SOURCE MATERIAL:
---------------
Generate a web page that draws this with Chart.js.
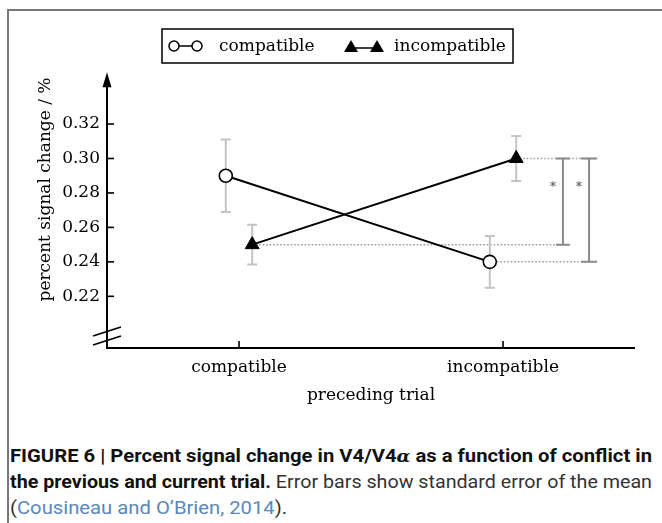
<!DOCTYPE html>
<html><head><meta charset="utf-8">
<script src="https://cdn.jsdelivr.net/npm/chart.js@4.4.1/dist/chart.umd.min.js"></script>
<style>
html,body{margin:0;padding:0;background:#fff;}
#wrap{position:relative;width:662px;height:523px;overflow:hidden;background:#fff;}
#frame{position:absolute;left:7px;top:9px;width:700px;height:600px;border-left:2px solid #777;border-top:2px solid #777;}
#c{position:absolute;left:0;top:0;}
.cap{position:absolute;left:10px;white-space:nowrap;font-family:Roboto,'Liberation Sans',sans-serif;font-size:19px;line-height:22px;transform-origin:0 50%;color:#222;}
.cap b{color:#111;font-weight:700;}
.cap .n{color:#333;}
.cap .lnk{color:#5b87b9;}
.cap .al{font-family:'DejaVu Serif',serif;font-style:italic;font-weight:700;font-size:17px;}
</style></head>
<body><div id="wrap"><div id="frame"></div><canvas id="c" width="662" height="420"></canvas>
<div class="cap" id="l1" style="top:445px"><b>FIGURE 6 | Percent signal change in V4/V4<span class="al">α</span> as a function of conflict in</b></div>
<div class="cap" id="l2" style="top:471px"><b>the previous and current trial.</b><span class="n"> Error bars show standard error of the mean</span></div>
<div class="cap" id="l3" style="top:497px"><span class="n">(</span><span class="lnk">Cousineau and O’Brien, 2014</span><span class="n">).</span></div>
</div>
<script>
// ---- data ----
const categories = ['compatible', 'incompatible'];
const seriesNames = ['compatible', 'incompatible'];
const compatibleMeans = [0.29, 0.24];
const compatibleErrors = [0.021, 0.015];
const incompatibleMeans = [0.25, 0.30];
const incompatibleErrors = [0.0115, 0.013];
const yTickValues = [0.22, 0.24, 0.26, 0.28, 0.30, 0.32];
const xTitle = 'preceding trial';
const yTitle = 'percent signal change / %';
// significance brackets: [top value, bottom value]
const bracketTops = [0.30, 0.30];
const bracketBottoms = [0.25, 0.24];
const bracketLabels = ['*', '*'];

const SERIF = "'DejaVu Serif', serif";
const seriesOffset = [-0.05, 0.05];
const bracketX = [1.227, 1.326];
const yMin = 0.19, yMax = 0.374, yArrowTop = 0.35;

function pts(means, off) { return means.map((m, i) => ({x: i + off, y: m})); }

const datasets = [
  {label: seriesNames[0], data: pts(compatibleMeans, seriesOffset[0]), errors: compatibleErrors,
   showLine: true, borderColor: '#000', borderWidth: 2, pointStyle: 'circle', pointRadius: 6.5,
   pointBackgroundColor: '#fff', pointBorderColor: '#000', pointBorderWidth: 1.6, order: 2},
  {label: seriesNames[1], data: pts(incompatibleMeans, seriesOffset[1]), errors: incompatibleErrors,
   showLine: true, borderColor: '#000', borderWidth: 2, pointStyle: 'triangle', pointRadius: 8,
   pointBackgroundColor: '#000', pointBorderColor: '#000', pointBorderWidth: 1, order: 1}
];

const decor = {
  id: 'decor',
  beforeDatasetsDraw(chart) {
    const ctx = chart.ctx, xs = chart.scales.x, ys = chart.scales.y;
    ctx.save();
    // dotted reference lines
    ctx.strokeStyle = '#999'; ctx.lineWidth = 1.5; ctx.setLineDash([1.5, 2]);
    const dot = (xv, yv, xEnd, cap) => {
      ctx.beginPath();
      ctx.moveTo(xs.getPixelForValue(xv), ys.getPixelForValue(yv));
      ctx.lineTo(xs.getPixelForValue(xEnd) + cap, ys.getPixelForValue(yv));
      ctx.stroke();
    };
    dot(1 + seriesOffset[1], incompatibleMeans[1], bracketX[1], 8);
    dot(0 + seriesOffset[1], incompatibleMeans[0], bracketX[0], 7);
    dot(1 + seriesOffset[0], compatibleMeans[1], bracketX[1], 8);
    ctx.setLineDash([]);
    // brackets
    ctx.strokeStyle = '#8a8a8a'; ctx.lineWidth = 2;
    bracketX.forEach((bx, k) => {
      const px = xs.getPixelForValue(bx), yt = ys.getPixelForValue(bracketTops[k]), yb = ys.getPixelForValue(bracketBottoms[k]);
      const hw = k === 0 ? 7 : 8;
      ctx.beginPath();
      ctx.moveTo(px - hw, yt); ctx.lineTo(px + hw, yt);
      ctx.moveTo(px, yt); ctx.lineTo(px, yb);
      ctx.moveTo(px - hw, yb); ctx.lineTo(px + hw, yb);
      ctx.stroke();
      ctx.fillStyle = '#444'; ctx.font = '12px ' + SERIF; ctx.textAlign = 'center'; ctx.textBaseline = 'middle';
      ctx.fillText(bracketLabels[k], px - 10, yt + 29);
    });
    // error bars
    ctx.strokeStyle = '#c4c4c4'; ctx.lineWidth = 2;
    chart.data.datasets.forEach(ds => {
      ds.data.forEach((p, i) => {
        const px = xs.getPixelForValue(p.x);
        const yt = ys.getPixelForValue(p.y + ds.errors[i]), yb = ys.getPixelForValue(p.y - ds.errors[i]);
        ctx.beginPath();
        ctx.moveTo(px, yt); ctx.lineTo(px, yb);
        ctx.moveTo(px - 5, yt); ctx.lineTo(px + 5, yt);
        ctx.moveTo(px - 5, yb); ctx.lineTo(px + 5, yb);
        ctx.stroke();
      });
    });
    ctx.restore();
  },
  afterDraw(chart) {
    const ctx = chart.ctx, xs = chart.scales.x, ys = chart.scales.y, ca = chart.chartArea;
    ctx.save();
    ctx.strokeStyle = '#000'; ctx.fillStyle = '#000'; ctx.lineWidth = 2;
    const ax = ca.left, by = ys.getPixelForValue(yMin), ty = ys.getPixelForValue(yArrowTop);
    // y axis with arrow
    ctx.beginPath(); ctx.moveTo(ax, by); ctx.lineTo(ax, ty + 10); ctx.stroke();
    ctx.beginPath(); ctx.moveTo(ax, ty); ctx.lineTo(ax - 4.5, ty + 15); ctx.lineTo(ax + 4.5, ty + 15); ctx.closePath(); ctx.fill();
    // x axis
    ctx.beginPath(); ctx.moveTo(ax - 1, by); ctx.lineTo(ca.right, by); ctx.stroke();
    // inward ticks
    ctx.lineWidth = 1.6;
    yTickValues.forEach(v => { const y = ys.getPixelForValue(v); ctx.beginPath(); ctx.moveTo(ax, y); ctx.lineTo(ax + 7, y); ctx.stroke(); });
    categories.forEach((c, i) => { const x = xs.getPixelForValue(i); ctx.beginPath(); ctx.moveTo(x, by); ctx.lineTo(x, by - 7); ctx.stroke(); });
    // axis break
    ctx.lineWidth = 1.8;
    [16.5, 7.5].forEach(d => { ctx.beginPath(); ctx.moveTo(ax - 14, by - d + 4.5); ctx.lineTo(ax + 14, by - d - 4.5); ctx.stroke(); });
    // legend
    const L = 162, T = 29, R = 513, B = 63, cy = 46;
    ctx.lineWidth = 1.5; ctx.strokeRect(L, T, R - L, B - T);
    ctx.font = '17px ' + SERIF; ctx.textAlign = 'left'; ctx.textBaseline = 'middle'; ctx.fillStyle = '#000';
    // item 1
    ctx.beginPath(); ctx.moveTo(174, cy); ctx.lineTo(197, cy); ctx.stroke();
    [174, 197].forEach(x => { ctx.beginPath(); ctx.arc(x, cy, 5, 0, Math.PI * 2); ctx.fillStyle = '#fff'; ctx.fill(); ctx.stroke(); });
    ctx.fillStyle = '#000';
    ctx.fillText(chart.data.datasets[0].label, 219, cy + 1);
    // item 2
    ctx.beginPath(); ctx.moveTo(351, cy + 2); ctx.lineTo(377, cy + 2); ctx.stroke();
    [351, 377].forEach(x => { ctx.beginPath(); ctx.moveTo(x, cy - 6); ctx.lineTo(x - 7, cy + 6); ctx.lineTo(x + 7, cy + 6); ctx.closePath(); ctx.fill(); });
    ctx.fillText(chart.data.datasets[1].label, 394, cy + 1);
    ctx.restore();
  }
};

new Chart(document.getElementById('c'), {
  type: 'scatter',
  data: {datasets},
  options: {
    responsive: false, animation: false, devicePixelRatio: 1,
    layout: {padding: {top: 31, left: 0, right: 27, bottom: 0}},
    plugins: {legend: {display: false}, tooltip: {enabled: false}},
    scales: {
      x: {
        type: 'linear', min: -0.5, max: 1.5,
        afterBuildTicks: s => { s.ticks = categories.map((c, i) => ({value: i})); },
        ticks: {callback: v => categories[v], color: '#000', font: {family: SERIF, size: 17}, padding: 9, maxRotation: 0, autoSkip: false},
        grid: {display: false, drawTicks: false}, border: {display: false},
        title: {display: true, text: xTitle, color: '#000', font: {family: SERIF, size: 17}, padding: {top: 8, bottom: 14}},
        afterFit: s => { s.height = 72; }
      },
      y: {
        type: 'linear', min: yMin, max: yMax,
        afterBuildTicks: s => { s.ticks = yTickValues.map(v => ({value: v})); },
        ticks: {callback: v => v.toFixed(2), color: '#000', font: {family: SERIF, size: 17}, padding: 7},
        grid: {display: false, drawTicks: false}, border: {display: false},
        title: {display: true, text: yTitle, color: '#000', font: {family: SERIF, size: 17}, padding: {top: 35, bottom: 0}},
        afterFit: s => { s.width = 107; }
      }
    }
  },
  plugins: [decor]
});

// fit caption lines to the justified width
['l1', 'l2'].forEach(id => {
  const el = document.getElementById(id);
  const w = el.getBoundingClientRect().width;
  el.style.transform = 'scaleX(' + (642 / w) + ')';
});
(function () {
  const el = document.getElementById('l3');
  const w1 = document.getElementById('l1');
  const s = w1.style.transform; el.style.transform = s;
})();
</script>
</body></html>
---------------
WHAT YOU NEED TO DO:
Everything from the top line of the data down to and including the line with "const yMin = 0.19, yMax" is to be copied, except the pictures.

FINISHED EXERCISE:
Generate a web page that draws this with Chart.js.
<!DOCTYPE html>
<html><head><meta charset="utf-8">
<script src="https://cdn.jsdelivr.net/npm/chart.js@4.4.1/dist/chart.umd.min.js"></script>
<style>
html,body{margin:0;padding:0;background:#fff;}
#wrap{position:relative;width:662px;height:523px;overflow:hidden;background:#fff;}
#frame{position:absolute;left:7px;top:9px;width:700px;height:600px;border-left:2px solid #777;border-top:2px solid #777;}
#c{position:absolute;left:0;top:0;}
.cap{position:absolute;left:10px;white-space:nowrap;font-family:Roboto,'Liberation Sans',sans-serif;font-size:19px;line-height:22px;transform-origin:0 50%;color:#222;}
.cap b{color:#111;font-weight:700;}
.cap .n{color:#333;}
.cap .lnk{color:#5b87b9;}
.cap .al{font-family:'DejaVu Serif',serif;font-style:italic;font-weight:700;font-size:17px;}
</style></head>
<body><div id="wrap"><div id="frame"></div><canvas id="c" width="662" height="420"></canvas>
<div class="cap" id="l1" style="top:445px"><b>FIGURE 6 | Percent signal change in V4/V4<span class="al">α</span> as a function of conflict in</b></div>
<div class="cap" id="l2" style="top:471px"><b>the previous and current trial.</b><span class="n"> Error bars show standard error of the mean</span></div>
<div class="cap" id="l3" style="top:497px"><span class="n">(</span><span class="lnk">Cousineau and O’Brien, 2014</span><span class="n">).</span></div>
</div>
<script>
// ---- data ----
const categories = ['compatible', 'incompatible'];
const seriesNames = ['compatible', 'incompatible'];
const compatibleMeans = [0.29, 0.24];
const compatibleErrors = [0.021, 0.015];
const incompatibleMeans = [0.25, 0.30];
const incompatibleErrors = [0.0115, 0.013];
const yTickValues = [0.22, 0.24, 0.26, 0.28, 0.30, 0.32];
const xTitle = 'preceding trial';
const yTitle = 'percent signal change / %';
// significance brackets: [top value, bottom value]
const bracketTops = [0.30, 0.30];
const bracketBottoms = [0.25, 0.24];
const bracketLabels = ['*', '*'];

const SERIF = "'DejaVu Serif', serif";
const seriesOffset = [-0.05, 0.05];
const bracketX = [1.227, 1.326];
const yMin = 0.19, yMax = 0.374, yArrowTop = 0.35;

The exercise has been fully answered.